Q: A couple of years back, I remember reading that you had started doing meditation
A: It’s not meditation but it’s a work of the mental side. There is a big margin to improve on the mental side, and that affects the result a lot.
Q: If we had to compare when you started racing to now, do you still enjoy the racing part of it as much?
A: For sure, because nobody forces me to race. I’m achieving because I want to race and so I want to achieve an important result. Fortunately we are lucky to have some money, and to make what you want, so if you are racing, it’s because you really want to. You become more mature, you learn some things, you can see the world in a different way, for sure. But if you don’t have the passion, you cannot be fast.
Q: One last question, does the thought ever come to your mind that maybe you won’t be world champion? And how do you deal with a thought like that?

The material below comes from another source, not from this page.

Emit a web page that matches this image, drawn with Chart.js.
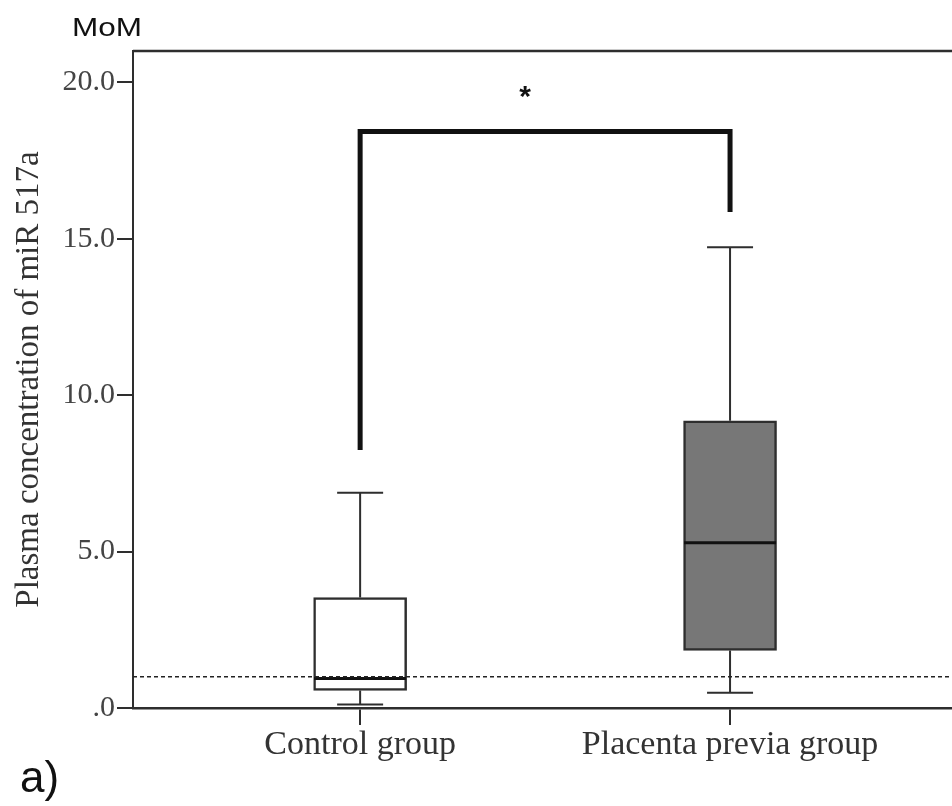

A: Well, it’s difficult, it’s not easy. On one side, if you win the championship in MotoGP, it makes a difference because it’s very difficult. On the other side, I am very happy with the way I have worked over the last three years, because I was able to fight for the championship. I won a lot of races and that has already given me a lot of things in my life and my career. So sometimes you have a chance to win the championship, sometimes not. If I can’t win the championship, I was still able to live in a special way with special people, and learn a lot of things that I will use in my life.